I spent most of my life at secondary school as an outsider, and although I have plenty of friends at university, I sometimes wonder how we're going to stay in touch once I move to Canada. We're not alone! ;) I think it's a good thing to be something of an outsider tbh, you see things more clearly.

am always very aware of the lack of real life experience I've had, but I've had some... I've become an adult, I've created a world with philisophy, theology, individual astronomy and a ton of other detail, I've listened and watched people all my life, I've loved and it hasn't always been at all easy, I haven't hated but I have been hated - and that gives you an idea, I've been ambitious and I've been discouraged and disillusioned, I've been betrayed by people I thought were friends and delt with that and how it has changed me and still does, I've been on the recieving end of lifes unfairness both good and bad, I've been deliriously happy and I've wanted to make myself bleed because I've been hurting too much inside to bear, I've hurt so much physically that I've been unable to move and I've felt well again after an illness, I've had good times with my friends and I've supported them through bad patches and vice versa, I've lived in a different country with my bfs family for 3.5months together, 5.5months of a year and I've spent days pouring over immigration laws >.< I'm sure there's plenty of stuff I've missed as well, so although I'm very young for a writer, I think I have enough experience to start writing, so long as I'm aware of how much I don't know.

chocolatetrudi - BMT is going to have a prequel and sequel? nice. *hopes the prequel is about the hero, as he got kinda shortchanged of hero-space in the triogy* ;p

Tsana said...

I just noticed a theme running through a couple of my stories and was reminded of your post.

Actually I'm not sure that you could call it exactly a "theme" per se, but I realised that all my characters that have parents mentioned, only have one parent (the other one is either dead or irrlevant). Mind you, you don't have to dig very deep at all to find out where that comes from - my parents got divorced before I was a year old - I'm just surprised at myself for not noticing earlier.

A large part of it is not having any first hand experience to draw on when writing about two parents interacting from the child's point of view, so I just avoid it.

Anonymous said...

I'd go further, Glenda, and add instability to the mix of themes that characterise your work.

Geographical instability in your writing is epitomised by Havenstar, the Dustel islands in Isles of Glory, and the Mirage in Mirage Makers. There are other kinds of instability too, including illusion. I woudln't be surprised if this is closely linked to the 'outsider' theme. Unfamiliar worlds do feel unstable - nothing is where you expect it to be!

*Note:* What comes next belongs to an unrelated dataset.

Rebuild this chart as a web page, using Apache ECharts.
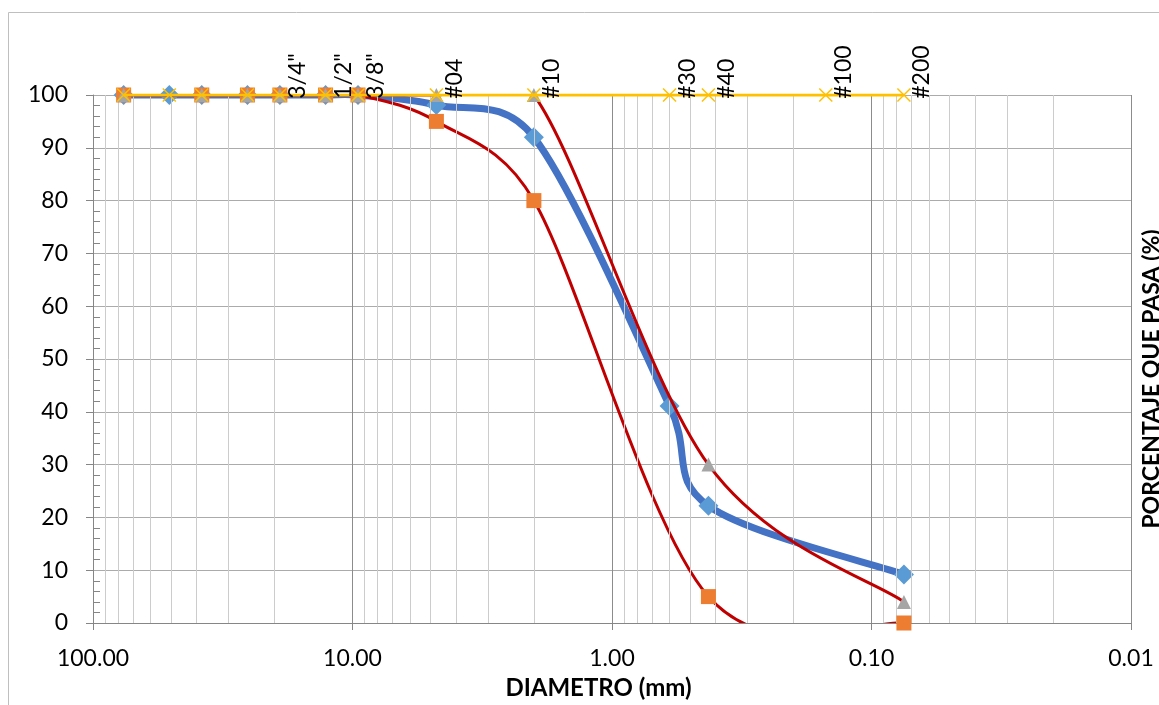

I must say that this instability is one of the things I love so much about your work.

Anonymous said...

That was me, Russell. Sorry Glenda.

Glenda Larke said...

Interesting stuff - thanks everyone for commenting! Biblio - that link is an excellent summary of exactly what has happened to me and my themes.

Inkpaws - sounds as though your themes might develop along the same lines as mine, hmm? The outsider in a foreign society...

Russ-anon, that's taking it one step further. Funny things, one's unconscious mind. I wonder what kind of books I would have written had I stayed in Australia?

hrugaar said...

Sorry, late commenting again. Yes, I think most writers tend to be somewhat outsiders, if only because we have the habit of watching and observing what goes on around us (and even inside ourselves) which has its own distancing effect.

Themes? Sacrifice, academia (inquisitiveness), the joys of the gods within creation, and - especially in my third, unpublished book - those who watch events unfolding with little or no power to change them (so the reader, being primarily an observer, watches the watcher).